From the line with "Rebuild this chart" to the line with "M.; Hoekstra, A.", both included, repeat each line exactly and leave out the pictures.

▶ [Extracted data]

....

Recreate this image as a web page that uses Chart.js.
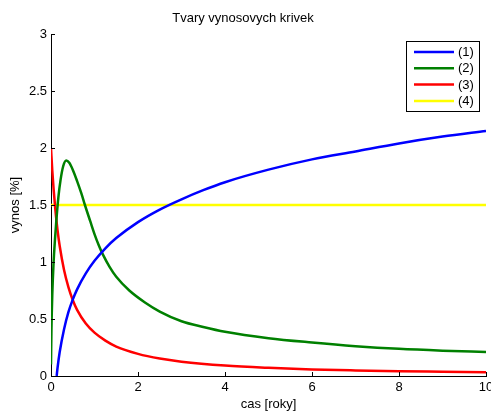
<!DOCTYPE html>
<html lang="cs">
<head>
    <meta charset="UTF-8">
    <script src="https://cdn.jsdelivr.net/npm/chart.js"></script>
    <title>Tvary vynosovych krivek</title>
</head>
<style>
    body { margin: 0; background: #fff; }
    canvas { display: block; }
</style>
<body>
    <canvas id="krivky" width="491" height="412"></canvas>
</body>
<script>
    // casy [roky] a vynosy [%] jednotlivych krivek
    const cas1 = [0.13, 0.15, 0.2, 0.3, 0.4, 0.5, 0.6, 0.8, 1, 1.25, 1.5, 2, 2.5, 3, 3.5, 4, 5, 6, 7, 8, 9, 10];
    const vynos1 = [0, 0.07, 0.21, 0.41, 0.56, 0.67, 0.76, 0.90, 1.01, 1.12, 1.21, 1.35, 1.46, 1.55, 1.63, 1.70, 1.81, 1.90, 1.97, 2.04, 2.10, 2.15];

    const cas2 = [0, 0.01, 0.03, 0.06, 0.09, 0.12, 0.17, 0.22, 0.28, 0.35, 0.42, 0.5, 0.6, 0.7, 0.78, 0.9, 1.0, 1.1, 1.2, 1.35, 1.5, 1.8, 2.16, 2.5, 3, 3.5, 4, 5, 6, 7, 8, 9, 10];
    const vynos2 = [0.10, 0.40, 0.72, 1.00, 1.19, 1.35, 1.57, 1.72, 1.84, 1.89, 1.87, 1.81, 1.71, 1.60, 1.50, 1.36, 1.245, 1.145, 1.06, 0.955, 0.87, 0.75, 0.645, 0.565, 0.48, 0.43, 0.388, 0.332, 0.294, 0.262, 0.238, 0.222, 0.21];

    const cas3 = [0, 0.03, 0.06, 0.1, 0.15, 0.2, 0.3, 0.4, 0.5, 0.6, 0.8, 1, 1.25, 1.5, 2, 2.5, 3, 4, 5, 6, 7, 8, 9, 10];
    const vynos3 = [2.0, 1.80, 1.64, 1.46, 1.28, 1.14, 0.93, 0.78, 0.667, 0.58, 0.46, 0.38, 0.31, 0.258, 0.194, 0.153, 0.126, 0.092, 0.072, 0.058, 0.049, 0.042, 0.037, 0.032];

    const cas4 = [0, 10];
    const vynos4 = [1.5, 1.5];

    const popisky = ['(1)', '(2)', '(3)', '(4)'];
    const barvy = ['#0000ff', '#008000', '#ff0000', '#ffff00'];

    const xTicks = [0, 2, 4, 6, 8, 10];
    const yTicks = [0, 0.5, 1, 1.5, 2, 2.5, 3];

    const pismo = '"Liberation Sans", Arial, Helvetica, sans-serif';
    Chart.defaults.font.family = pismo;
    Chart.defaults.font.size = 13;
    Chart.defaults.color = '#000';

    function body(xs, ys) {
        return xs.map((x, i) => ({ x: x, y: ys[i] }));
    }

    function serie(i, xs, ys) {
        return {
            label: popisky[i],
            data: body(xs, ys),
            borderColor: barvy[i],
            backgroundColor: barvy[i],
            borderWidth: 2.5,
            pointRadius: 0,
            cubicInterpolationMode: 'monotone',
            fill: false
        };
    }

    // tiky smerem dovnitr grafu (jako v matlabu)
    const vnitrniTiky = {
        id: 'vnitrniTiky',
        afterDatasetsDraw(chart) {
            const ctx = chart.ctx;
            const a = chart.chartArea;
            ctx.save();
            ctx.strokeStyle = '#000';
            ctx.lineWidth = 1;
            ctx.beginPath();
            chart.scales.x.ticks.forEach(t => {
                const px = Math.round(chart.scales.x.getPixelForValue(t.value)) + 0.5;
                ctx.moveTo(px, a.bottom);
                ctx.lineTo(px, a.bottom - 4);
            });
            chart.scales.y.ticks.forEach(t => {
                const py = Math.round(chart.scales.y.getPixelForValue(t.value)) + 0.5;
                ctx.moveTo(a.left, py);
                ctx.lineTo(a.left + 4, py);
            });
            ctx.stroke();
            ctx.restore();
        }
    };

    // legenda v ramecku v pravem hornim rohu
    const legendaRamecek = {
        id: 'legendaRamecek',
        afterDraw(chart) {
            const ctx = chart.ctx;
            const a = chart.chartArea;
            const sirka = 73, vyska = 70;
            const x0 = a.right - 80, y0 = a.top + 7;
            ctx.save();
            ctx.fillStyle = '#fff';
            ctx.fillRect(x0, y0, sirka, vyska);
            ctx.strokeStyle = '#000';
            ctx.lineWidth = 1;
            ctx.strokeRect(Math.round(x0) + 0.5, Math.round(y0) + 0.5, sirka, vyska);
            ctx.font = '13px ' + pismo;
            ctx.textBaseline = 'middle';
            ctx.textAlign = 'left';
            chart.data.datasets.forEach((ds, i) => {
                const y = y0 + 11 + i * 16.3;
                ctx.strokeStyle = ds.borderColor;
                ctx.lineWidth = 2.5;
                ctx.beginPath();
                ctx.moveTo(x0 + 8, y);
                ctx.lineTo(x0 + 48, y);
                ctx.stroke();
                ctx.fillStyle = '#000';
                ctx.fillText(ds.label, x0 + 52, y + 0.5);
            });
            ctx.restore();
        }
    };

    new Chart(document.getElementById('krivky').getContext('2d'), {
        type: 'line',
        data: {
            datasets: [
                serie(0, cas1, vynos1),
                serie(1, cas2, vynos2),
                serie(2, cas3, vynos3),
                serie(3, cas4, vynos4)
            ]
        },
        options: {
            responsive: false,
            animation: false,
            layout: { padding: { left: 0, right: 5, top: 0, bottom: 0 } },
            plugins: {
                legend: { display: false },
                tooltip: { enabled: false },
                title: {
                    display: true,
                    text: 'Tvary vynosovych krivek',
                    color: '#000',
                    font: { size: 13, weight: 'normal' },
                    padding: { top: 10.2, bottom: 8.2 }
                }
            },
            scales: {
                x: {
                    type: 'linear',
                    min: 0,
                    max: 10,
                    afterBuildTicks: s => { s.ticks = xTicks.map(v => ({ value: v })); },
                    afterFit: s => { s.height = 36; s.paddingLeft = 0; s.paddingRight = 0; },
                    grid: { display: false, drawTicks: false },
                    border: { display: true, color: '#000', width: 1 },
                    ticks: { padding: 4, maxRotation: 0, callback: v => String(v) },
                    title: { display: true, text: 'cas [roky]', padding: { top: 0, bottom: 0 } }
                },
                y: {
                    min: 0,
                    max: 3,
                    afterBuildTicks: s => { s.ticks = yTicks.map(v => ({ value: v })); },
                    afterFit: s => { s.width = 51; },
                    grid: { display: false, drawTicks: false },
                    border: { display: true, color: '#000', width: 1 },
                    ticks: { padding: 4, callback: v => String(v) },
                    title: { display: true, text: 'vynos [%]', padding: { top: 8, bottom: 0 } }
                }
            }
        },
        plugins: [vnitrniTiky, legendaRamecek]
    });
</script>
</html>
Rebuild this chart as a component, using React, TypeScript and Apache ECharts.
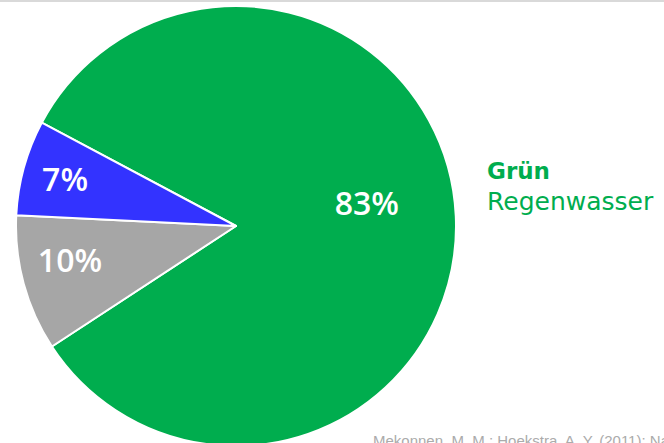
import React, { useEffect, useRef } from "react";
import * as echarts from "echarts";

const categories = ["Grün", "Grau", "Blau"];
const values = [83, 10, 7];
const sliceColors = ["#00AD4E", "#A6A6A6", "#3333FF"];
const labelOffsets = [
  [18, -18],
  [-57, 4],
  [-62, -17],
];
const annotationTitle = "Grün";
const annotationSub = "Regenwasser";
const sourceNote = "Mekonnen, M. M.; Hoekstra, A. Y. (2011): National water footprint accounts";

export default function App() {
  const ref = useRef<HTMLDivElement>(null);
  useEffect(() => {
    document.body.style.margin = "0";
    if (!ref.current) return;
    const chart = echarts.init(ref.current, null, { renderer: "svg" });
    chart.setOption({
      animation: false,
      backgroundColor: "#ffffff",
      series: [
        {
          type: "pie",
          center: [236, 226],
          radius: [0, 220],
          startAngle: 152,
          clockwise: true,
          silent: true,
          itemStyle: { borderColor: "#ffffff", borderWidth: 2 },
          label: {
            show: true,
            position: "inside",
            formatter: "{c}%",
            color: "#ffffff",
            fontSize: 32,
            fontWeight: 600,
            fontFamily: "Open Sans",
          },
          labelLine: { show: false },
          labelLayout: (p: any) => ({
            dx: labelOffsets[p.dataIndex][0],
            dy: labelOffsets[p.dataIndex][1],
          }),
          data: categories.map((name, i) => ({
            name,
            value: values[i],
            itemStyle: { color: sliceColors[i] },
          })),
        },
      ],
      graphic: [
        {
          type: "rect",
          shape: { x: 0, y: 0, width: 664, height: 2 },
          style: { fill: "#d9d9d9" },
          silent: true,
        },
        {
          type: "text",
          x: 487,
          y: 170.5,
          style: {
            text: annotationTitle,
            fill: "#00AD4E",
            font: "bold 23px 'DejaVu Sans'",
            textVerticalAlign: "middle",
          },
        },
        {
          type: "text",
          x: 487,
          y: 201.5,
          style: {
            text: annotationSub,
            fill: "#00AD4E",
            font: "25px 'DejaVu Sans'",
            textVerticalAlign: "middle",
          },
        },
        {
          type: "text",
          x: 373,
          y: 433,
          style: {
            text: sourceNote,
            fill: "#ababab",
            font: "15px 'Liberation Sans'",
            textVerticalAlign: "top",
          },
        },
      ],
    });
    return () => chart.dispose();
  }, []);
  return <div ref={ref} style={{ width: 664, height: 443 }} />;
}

....

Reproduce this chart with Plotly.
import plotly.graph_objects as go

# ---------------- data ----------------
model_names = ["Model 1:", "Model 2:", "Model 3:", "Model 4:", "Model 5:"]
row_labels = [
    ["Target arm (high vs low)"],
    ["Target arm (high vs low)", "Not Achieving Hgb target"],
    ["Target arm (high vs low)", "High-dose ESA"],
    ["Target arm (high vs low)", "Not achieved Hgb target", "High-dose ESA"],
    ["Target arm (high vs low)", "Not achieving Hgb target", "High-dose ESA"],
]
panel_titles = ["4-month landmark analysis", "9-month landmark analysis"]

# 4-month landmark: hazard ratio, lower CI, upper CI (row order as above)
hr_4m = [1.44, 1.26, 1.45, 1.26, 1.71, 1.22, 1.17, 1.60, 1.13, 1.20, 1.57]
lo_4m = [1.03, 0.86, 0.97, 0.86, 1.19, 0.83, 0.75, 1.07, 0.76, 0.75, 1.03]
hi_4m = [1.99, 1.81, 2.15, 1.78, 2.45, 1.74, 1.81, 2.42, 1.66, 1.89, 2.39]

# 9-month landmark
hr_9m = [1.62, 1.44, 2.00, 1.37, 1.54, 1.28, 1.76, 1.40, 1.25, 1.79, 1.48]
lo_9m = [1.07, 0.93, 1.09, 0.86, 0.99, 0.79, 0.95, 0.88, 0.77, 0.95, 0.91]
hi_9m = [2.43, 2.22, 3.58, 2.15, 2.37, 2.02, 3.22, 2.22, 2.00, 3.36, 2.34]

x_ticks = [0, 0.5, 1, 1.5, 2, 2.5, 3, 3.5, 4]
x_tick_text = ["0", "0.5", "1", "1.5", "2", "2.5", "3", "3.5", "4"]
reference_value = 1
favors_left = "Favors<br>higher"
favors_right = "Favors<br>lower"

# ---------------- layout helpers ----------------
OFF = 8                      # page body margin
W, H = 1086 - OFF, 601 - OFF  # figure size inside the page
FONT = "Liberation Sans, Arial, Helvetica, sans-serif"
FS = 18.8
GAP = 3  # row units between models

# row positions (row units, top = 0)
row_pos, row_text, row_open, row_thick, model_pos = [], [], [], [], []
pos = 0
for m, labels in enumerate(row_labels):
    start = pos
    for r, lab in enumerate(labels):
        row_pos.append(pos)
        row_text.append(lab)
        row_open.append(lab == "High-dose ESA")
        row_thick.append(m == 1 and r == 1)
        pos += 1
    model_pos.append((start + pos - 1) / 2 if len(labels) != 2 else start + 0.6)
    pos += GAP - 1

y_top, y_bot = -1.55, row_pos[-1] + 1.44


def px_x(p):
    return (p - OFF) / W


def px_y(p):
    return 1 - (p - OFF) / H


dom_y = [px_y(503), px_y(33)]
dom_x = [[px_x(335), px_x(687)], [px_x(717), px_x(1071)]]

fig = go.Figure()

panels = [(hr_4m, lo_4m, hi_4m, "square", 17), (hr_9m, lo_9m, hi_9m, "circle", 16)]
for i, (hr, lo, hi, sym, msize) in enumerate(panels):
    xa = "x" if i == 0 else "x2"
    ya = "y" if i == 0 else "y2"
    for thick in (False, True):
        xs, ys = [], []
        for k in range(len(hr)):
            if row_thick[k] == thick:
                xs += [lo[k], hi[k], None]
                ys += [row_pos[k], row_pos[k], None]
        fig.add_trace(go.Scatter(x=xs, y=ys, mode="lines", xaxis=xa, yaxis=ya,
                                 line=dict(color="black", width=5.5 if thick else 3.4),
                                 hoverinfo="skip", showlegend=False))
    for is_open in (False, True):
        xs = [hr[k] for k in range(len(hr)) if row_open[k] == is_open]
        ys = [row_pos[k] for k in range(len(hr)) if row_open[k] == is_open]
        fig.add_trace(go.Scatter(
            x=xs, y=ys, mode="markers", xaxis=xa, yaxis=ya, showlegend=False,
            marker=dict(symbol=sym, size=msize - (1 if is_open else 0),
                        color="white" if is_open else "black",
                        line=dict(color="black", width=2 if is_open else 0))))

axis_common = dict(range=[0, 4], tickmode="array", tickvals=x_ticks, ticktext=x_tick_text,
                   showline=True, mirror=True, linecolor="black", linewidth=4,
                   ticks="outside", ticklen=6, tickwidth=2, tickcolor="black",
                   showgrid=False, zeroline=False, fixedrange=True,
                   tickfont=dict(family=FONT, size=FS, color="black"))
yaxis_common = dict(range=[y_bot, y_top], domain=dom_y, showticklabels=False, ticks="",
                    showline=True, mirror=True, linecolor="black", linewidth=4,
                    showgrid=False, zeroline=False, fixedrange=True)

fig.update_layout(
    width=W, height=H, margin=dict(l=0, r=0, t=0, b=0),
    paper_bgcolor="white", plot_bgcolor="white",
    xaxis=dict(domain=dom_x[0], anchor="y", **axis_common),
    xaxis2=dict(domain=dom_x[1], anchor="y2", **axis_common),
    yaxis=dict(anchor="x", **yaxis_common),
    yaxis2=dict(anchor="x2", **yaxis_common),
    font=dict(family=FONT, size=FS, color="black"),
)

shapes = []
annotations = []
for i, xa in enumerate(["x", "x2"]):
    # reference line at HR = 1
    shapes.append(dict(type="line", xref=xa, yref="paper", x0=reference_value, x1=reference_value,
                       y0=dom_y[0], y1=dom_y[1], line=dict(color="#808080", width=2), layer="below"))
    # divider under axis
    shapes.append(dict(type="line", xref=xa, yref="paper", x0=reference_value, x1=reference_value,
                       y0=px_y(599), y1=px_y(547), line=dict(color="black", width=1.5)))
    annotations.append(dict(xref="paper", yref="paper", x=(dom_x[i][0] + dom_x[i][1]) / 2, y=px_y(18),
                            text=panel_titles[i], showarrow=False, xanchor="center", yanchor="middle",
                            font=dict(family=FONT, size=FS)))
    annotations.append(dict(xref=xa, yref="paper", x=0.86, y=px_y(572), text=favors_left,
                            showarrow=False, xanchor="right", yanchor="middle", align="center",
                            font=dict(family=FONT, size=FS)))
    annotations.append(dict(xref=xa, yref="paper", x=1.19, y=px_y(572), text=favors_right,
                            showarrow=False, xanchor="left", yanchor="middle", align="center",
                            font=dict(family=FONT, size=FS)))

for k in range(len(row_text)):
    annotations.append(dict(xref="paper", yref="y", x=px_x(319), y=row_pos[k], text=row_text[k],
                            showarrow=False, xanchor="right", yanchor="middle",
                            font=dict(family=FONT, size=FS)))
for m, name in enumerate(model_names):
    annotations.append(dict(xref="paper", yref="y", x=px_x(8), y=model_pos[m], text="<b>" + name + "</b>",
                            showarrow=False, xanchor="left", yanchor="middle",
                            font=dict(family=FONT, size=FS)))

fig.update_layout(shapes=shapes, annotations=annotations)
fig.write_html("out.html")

....

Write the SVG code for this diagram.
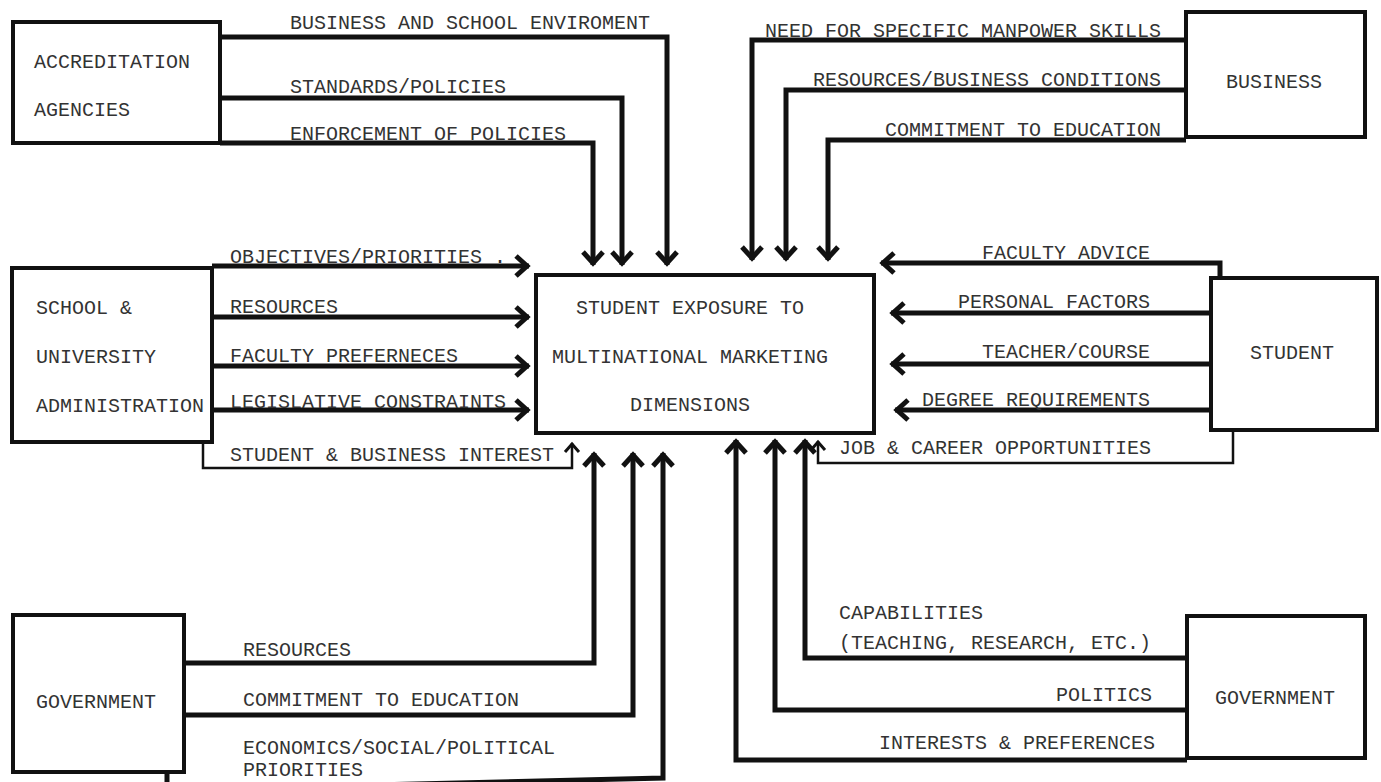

....

▶ [Answer for this exercise]
Rebuild this chart as a component, using React, TypeScript and Apache ECharts.
import React, { useEffect, useRef } from "react";
import * as echarts from "echarts";

const categories = ["Grün", "Grau", "Blau"];
const values = [83, 10, 7];
const sliceColors = ["#00AD4E", "#A6A6A6", "#3333FF"];
const labelOffsets = [
  [18, -18],
  [-57, 4],
  [-62, -17],
];
const annotationTitle = "Grün";
const annotationSub = "Regenwasser";
const sourceNote = "Mekonnen, M. M.; Hoekstra, A. Y. (2011): National water footprint accounts";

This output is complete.